Data shown:

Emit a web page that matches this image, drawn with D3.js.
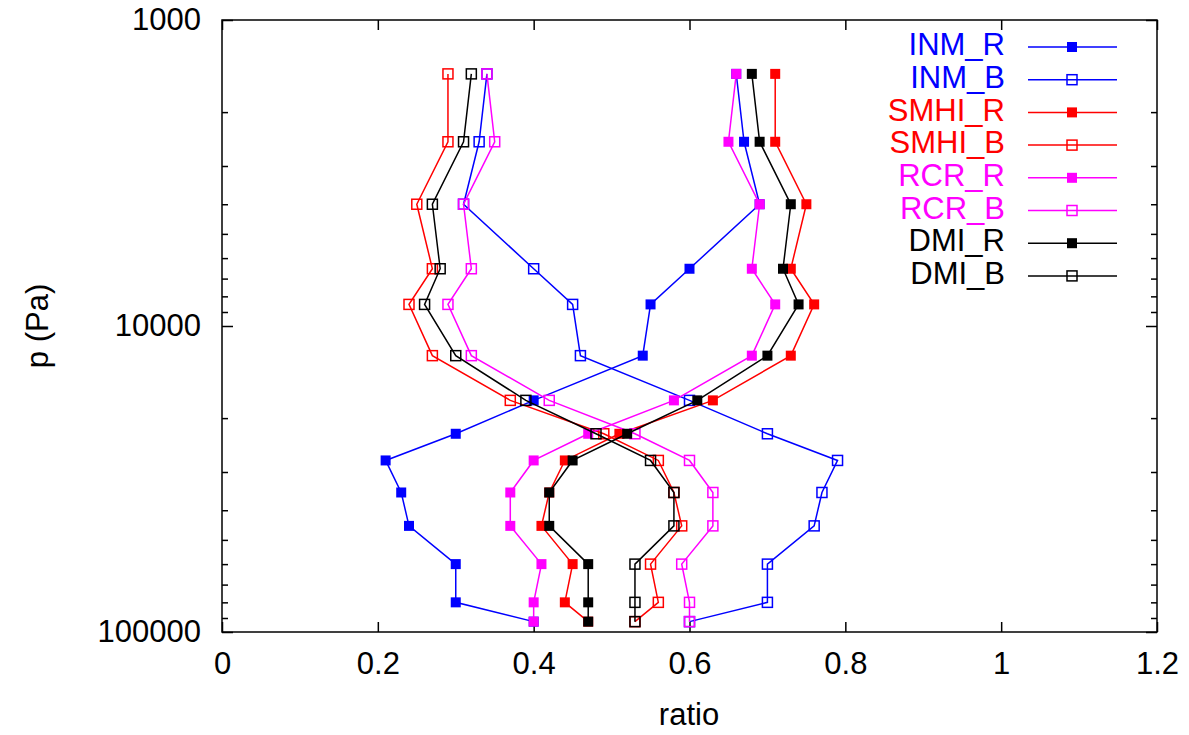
<!DOCTYPE html>
<html>
<head>
<meta charset="utf-8">
<script src="https://cdn.jsdelivr.net/npm/d3@7"></script>
<style>
  body { margin: 0; background: #fff; }
  text { font-family: "Liberation Sans", Arial, sans-serif; }
</style>
</head>
<body>
<script>
// pressure levels (Pa), top to bottom
var levels = [1500, 2500, 4000, 6500, 8500, 12500, 17500, 22500, 27500, 35000, 45000, 60000, 80000, 92500];

// ratio values per level
var inmR  = [0.66, 0.67, 0.69, 0.60, 0.55, 0.54, 0.40, 0.30, 0.21, 0.23, 0.24, 0.30, 0.30, 0.40];
var inmB  = [0.34, 0.33, 0.31, 0.40, 0.45, 0.46, 0.60, 0.70, 0.79, 0.77, 0.76, 0.70, 0.70, 0.60];
var smhiR = [0.71, 0.71, 0.75, 0.73, 0.76, 0.73, 0.63, 0.51, 0.44, 0.42, 0.41, 0.45, 0.44, 0.47];
var smhiB = [0.29, 0.29, 0.25, 0.27, 0.24, 0.27, 0.37, 0.49, 0.56, 0.58, 0.59, 0.55, 0.56, 0.53];
var rcrR  = [0.66, 0.65, 0.69, 0.68, 0.71, 0.68, 0.58, 0.47, 0.40, 0.37, 0.37, 0.41, 0.40, 0.40];
var rcrB  = [0.34, 0.35, 0.31, 0.32, 0.29, 0.32, 0.42, 0.53, 0.60, 0.63, 0.63, 0.59, 0.60, 0.60];
var dmiR  = [0.68, 0.69, 0.73, 0.72, 0.74, 0.70, 0.61, 0.52, 0.45, 0.42, 0.42, 0.47, 0.47, 0.47];
var dmiB  = [0.32, 0.31, 0.27, 0.28, 0.26, 0.30, 0.39, 0.48, 0.55, 0.58, 0.58, 0.53, 0.53, 0.53];

var seriesNames  = ["INM_R", "INM_B", "SMHI_R", "SMHI_B", "RCR_R", "RCR_B", "DMI_R", "DMI_B"];
var seriesColors = ["#0000ff", "#0000ff", "#ff0000", "#ff0000", "#ff00ff", "#ff00ff", "#000000", "#000000"];
var seriesFilled = [true, false, true, false, true, false, true, false];
var seriesValues = [inmR, inmB, smhiR, smhiB, rcrR, rcrB, dmiR, dmiB];

var xTicks = [0, 0.2, 0.4, 0.6, 0.8, 1, 1.2];
var yMajor = [1000, 10000, 100000];

var w = 1189, h = 735;
var pLeft = 222, pRight = 1157, pTop = 20, pBottom = 632;
var fs = 31;

var svg = d3.select("body").append("svg")
  .attr("width", w)
  .attr("height", h);

var x = d3.scaleLinear().domain([0, 1.2]).range([pLeft, pRight]);
var y = d3.scaleLog().domain([1000, 100000]).range([pTop, pBottom]);

// minor log ticks
var yMinor = [];
[1000, 10000].forEach(function(d) {
  for (var k = 2; k <= 9; k++) yMinor.push(d * k);
});

function styleAxis(g) {
  g.select(".domain").remove();
  g.selectAll("line").attr("stroke", "#000").attr("stroke-width", 1.5);
  g.selectAll("text").attr("font-size", fs).attr("fill", "#000")
    .attr("font-family", "Liberation Sans, Arial, sans-serif");
}

// bottom axis
svg.append("g").attr("transform", "translate(0," + pBottom + ")")
  .call(d3.axisBottom(x).tickValues(xTicks).tickSize(-10).tickPadding(20)
        .tickFormat(function(d) { return d3.format("")(d); }))
  .call(styleAxis);
// top axis (mirror)
svg.append("g").attr("transform", "translate(0," + pTop + ")")
  .call(d3.axisTop(x).tickValues(xTicks).tickSize(-10).tickFormat(""))
  .call(styleAxis);

// left axis
svg.append("g").attr("transform", "translate(" + pLeft + ",0)")
  .call(d3.axisLeft(y).tickValues(yMajor).tickSize(-11).tickPadding(21)
        .tickFormat(function(d) { return String(d); }))
  .call(styleAxis);
svg.append("g").attr("transform", "translate(" + pLeft + ",0)")
  .call(d3.axisLeft(y).tickValues(yMinor).tickSize(-6).tickFormat(""))
  .call(styleAxis);
// right axis (mirror)
svg.append("g").attr("transform", "translate(" + pRight + ",0)")
  .call(d3.axisRight(y).tickValues(yMajor).tickSize(-11).tickFormat(""))
  .call(styleAxis);
svg.append("g").attr("transform", "translate(" + pRight + ",0)")
  .call(d3.axisRight(y).tickValues(yMinor).tickSize(-6).tickFormat(""))
  .call(styleAxis);

// frame
svg.append("rect")
  .attr("x", pLeft).attr("y", pTop)
  .attr("width", pRight - pLeft).attr("height", pBottom - pTop)
  .attr("fill", "none").attr("stroke", "#000").attr("stroke-width", 1.5);

// axis titles
svg.append("text")
  .attr("x", 689).attr("y", 717)
  .attr("text-anchor", "middle").attr("dominant-baseline", "middle")
  .attr("font-size", fs).text("ratio");
svg.append("text")
  .attr("transform", "translate(40," + (pTop + pBottom) / 2 + ") rotate(-90)")
  .attr("text-anchor", "middle").attr("dominant-baseline", "middle")
  .attr("font-size", fs).text("p (Pa)");

var line = d3.line()
  .x(function(d) { return x(d[0]); })
  .y(function(d) { return y(d[1]); });

var ms = 10; // marker size

function drawMarker(g, cx, cy, color, filled) {
  g.append("rect")
    .attr("x", cx - ms / 2).attr("y", cy - ms / 2)
    .attr("width", ms).attr("height", ms)
    .attr("fill", filled ? color : "none")
    .attr("stroke", color)
    .attr("stroke-width", filled ? 0 : 1.5);
}

seriesNames.forEach(function(name, i) {
  var pts = seriesValues[i].map(function(v, j) { return [v, levels[j]]; });
  var g = svg.append("g").attr("class", "series");
  g.append("path")
    .datum(pts)
    .attr("d", line)
    .attr("fill", "none")
    .attr("stroke", seriesColors[i])
    .attr("stroke-width", 1.5);
  pts.forEach(function(p) {
    drawMarker(g, x(p[0]), y(p[1]), seriesColors[i], seriesFilled[i]);
  });
});

// legend
var legX = 1005, legY0 = 47, legDy = 32.7;
seriesNames.forEach(function(name, i) {
  var ly = legY0 + i * legDy;
  var g = svg.append("g").attr("class", "legend");
  g.append("text")
    .attr("x", legX).attr("y", ly)
    .attr("text-anchor", "end").attr("dominant-baseline", "middle")
    .attr("font-size", fs).attr("fill", seriesColors[i])
    .text(name);
  g.append("line")
    .attr("x1", 1028).attr("x2", 1117)
    .attr("y1", ly).attr("y2", ly)
    .attr("stroke", seriesColors[i]).attr("stroke-width", 1.5);
  drawMarker(g, 1072, ly, seriesColors[i], seriesFilled[i]);
});
</script>
</body>
</html>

Task brief:
Reproduce every line precisely as given, omitting all pictures.

Answer in full:
Emit a web page that matches this image, drawn with D3.js.
<!DOCTYPE html>
<html>
<head>
<meta charset="utf-8">
<script src="https://cdn.jsdelivr.net/npm/d3@7"></script>
<style>
  body { margin: 0; background: #fff; }
  text { font-family: "Liberation Sans", Arial, sans-serif; }
</style>
</head>
<body>
<script>
// pressure levels (Pa), top to bottom
var levels = [1500, 2500, 4000, 6500, 8500, 12500, 17500, 22500, 27500, 35000, 45000, 60000, 80000, 92500];

// ratio values per level
var inmR  = [0.66, 0.67, 0.69, 0.60, 0.55, 0.54, 0.40, 0.30, 0.21, 0.23, 0.24, 0.30, 0.30, 0.40];
var inmB  = [0.34, 0.33, 0.31, 0.40, 0.45, 0.46, 0.60, 0.70, 0.79, 0.77, 0.76, 0.70, 0.70, 0.60];
var smhiR = [0.71, 0.71, 0.75, 0.73, 0.76, 0.73, 0.63, 0.51, 0.44, 0.42, 0.41, 0.45, 0.44, 0.47];
var smhiB = [0.29, 0.29, 0.25, 0.27, 0.24, 0.27, 0.37, 0.49, 0.56, 0.58, 0.59, 0.55, 0.56, 0.53];
var rcrR  = [0.66, 0.65, 0.69, 0.68, 0.71, 0.68, 0.58, 0.47, 0.40, 0.37, 0.37, 0.41, 0.40, 0.40];
var rcrB  = [0.34, 0.35, 0.31, 0.32, 0.29, 0.32, 0.42, 0.53, 0.60, 0.63, 0.63, 0.59, 0.60, 0.60];
var dmiR  = [0.68, 0.69, 0.73, 0.72, 0.74, 0.70, 0.61, 0.52, 0.45, 0.42, 0.42, 0.47, 0.47, 0.47];
var dmiB  = [0.32, 0.31, 0.27, 0.28, 0.26, 0.30, 0.39, 0.48, 0.55, 0.58, 0.58, 0.53, 0.53, 0.53];

var seriesNames  = ["INM_R", "INM_B", "SMHI_R", "SMHI_B", "RCR_R", "RCR_B", "DMI_R", "DMI_B"];
var seriesColors = ["#0000ff", "#0000ff", "#ff0000", "#ff0000", "#ff00ff", "#ff00ff", "#000000", "#000000"];
var seriesFilled = [true, false, true, false, true, false, true, false];
var seriesValues = [inmR, inmB, smhiR, smhiB, rcrR, rcrB, dmiR, dmiB];

var xTicks = [0, 0.2, 0.4, 0.6, 0.8, 1, 1.2];
var yMajor = [1000, 10000, 100000];

var w = 1189, h = 735;
var pLeft = 222, pRight = 1157, pTop = 20, pBottom = 632;
var fs = 31;

var svg = d3.select("body").append("svg")
  .attr("width", w)
  .attr("height", h);

var x = d3.scaleLinear().domain([0, 1.2]).range([pLeft, pRight]);
var y = d3.scaleLog().domain([1000, 100000]).range([pTop, pBottom]);

// minor log ticks
var yMinor = [];
[1000, 10000].forEach(function(d) {
  for (var k = 2; k <= 9; k++) yMinor.push(d * k);
});

function styleAxis(g) {
  g.select(".domain").remove();
  g.selectAll("line").attr("stroke", "#000").attr("stroke-width", 1.5);
  g.selectAll("text").attr("font-size", fs).attr("fill", "#000")
    .attr("font-family", "Liberation Sans, Arial, sans-serif");
}

// bottom axis
svg.append("g").attr("transform", "translate(0," + pBottom + ")")
  .call(d3.axisBottom(x).tickValues(xTicks).tickSize(-10).tickPadding(20)
        .tickFormat(function(d) { return d3.format("")(d); }))
  .call(styleAxis);
// top axis (mirror)
svg.append("g").attr("transform", "translate(0," + pTop + ")")
  .call(d3.axisTop(x).tickValues(xTicks).tickSize(-10).tickFormat(""))
  .call(styleAxis);

// left axis
svg.append("g").attr("transform", "translate(" + pLeft + ",0)")
  .call(d3.axisLeft(y).tickValues(yMajor).tickSize(-11).tickPadding(21)
        .tickFormat(function(d) { return String(d); }))
  .call(styleAxis);
svg.append("g").attr("transform", "translate(" + pLeft + ",0)")
  .call(d3.axisLeft(y).tickValues(yMinor).tickSize(-6).tickFormat(""))
  .call(styleAxis);
// right axis (mirror)
svg.append("g").attr("transform", "translate(" + pRight + ",0)")
  .call(d3.axisRight(y).tickValues(yMajor).tickSize(-11).tickFormat(""))
  .call(styleAxis);
svg.append("g").attr("transform", "translate(" + pRight + ",0)")
  .call(d3.axisRight(y).tickValues(yMinor).tickSize(-6).tickFormat(""))
  .call(styleAxis);

// frame
svg.append("rect")
  .attr("x", pLeft).attr("y", pTop)
  .attr("width", pRight - pLeft).attr("height", pBottom - pTop)
  .attr("fill", "none").attr("stroke", "#000").attr("stroke-width", 1.5);

// axis titles
svg.append("text")
  .attr("x", 689).attr("y", 717)
  .attr("text-anchor", "middle").attr("dominant-baseline", "middle")
  .attr("font-size", fs).text("ratio");
svg.append("text")
  .attr("transform", "translate(40," + (pTop + pBottom) / 2 + ") rotate(-90)")
  .attr("text-anchor", "middle").attr("dominant-baseline", "middle")
  .attr("font-size", fs).text("p (Pa)");

var line = d3.line()
  .x(function(d) { return x(d[0]); })
  .y(function(d) { return y(d[1]); });

var ms = 10; // marker size

function drawMarker(g, cx, cy, color, filled) {
  g.append("rect")
    .attr("x", cx - ms / 2).attr("y", cy - ms / 2)
    .attr("width", ms).attr("height", ms)
    .attr("fill", filled ? color : "none")
    .attr("stroke", color)
    .attr("stroke-width", filled ? 0 : 1.5);
}

seriesNames.forEach(function(name, i) {
  var pts = seriesValues[i].map(function(v, j) { return [v, levels[j]]; });
  var g = svg.append("g").attr("class", "series");
  g.append("path")
    .datum(pts)
    .attr("d", line)
    .attr("fill", "none")
    .attr("stroke", seriesColors[i])
    .attr("stroke-width", 1.5);
  pts.forEach(function(p) {
    drawMarker(g, x(p[0]), y(p[1]), seriesColors[i], seriesFilled[i]);
  });
});

// legend
var legX = 1005, legY0 = 47, legDy = 32.7;
seriesNames.forEach(function(name, i) {
  var ly = legY0 + i * legDy;
  var g = svg.append("g").attr("class", "legend");
  g.append("text")
    .attr("x", legX).attr("y", ly)
    .attr("text-anchor", "end").attr("dominant-baseline", "middle")
    .attr("font-size", fs).attr("fill", seriesColors[i])
    .text(name);
  g.append("line")
    .attr("x1", 1028).attr("x2", 1117)
    .attr("y1", ly).attr("y2", ly)
    .attr("stroke", seriesColors[i]).attr("stroke-width", 1.5);
  drawMarker(g, 1072, ly, seriesColors[i], seriesFilled[i]);
});
</script>
</body>
</html>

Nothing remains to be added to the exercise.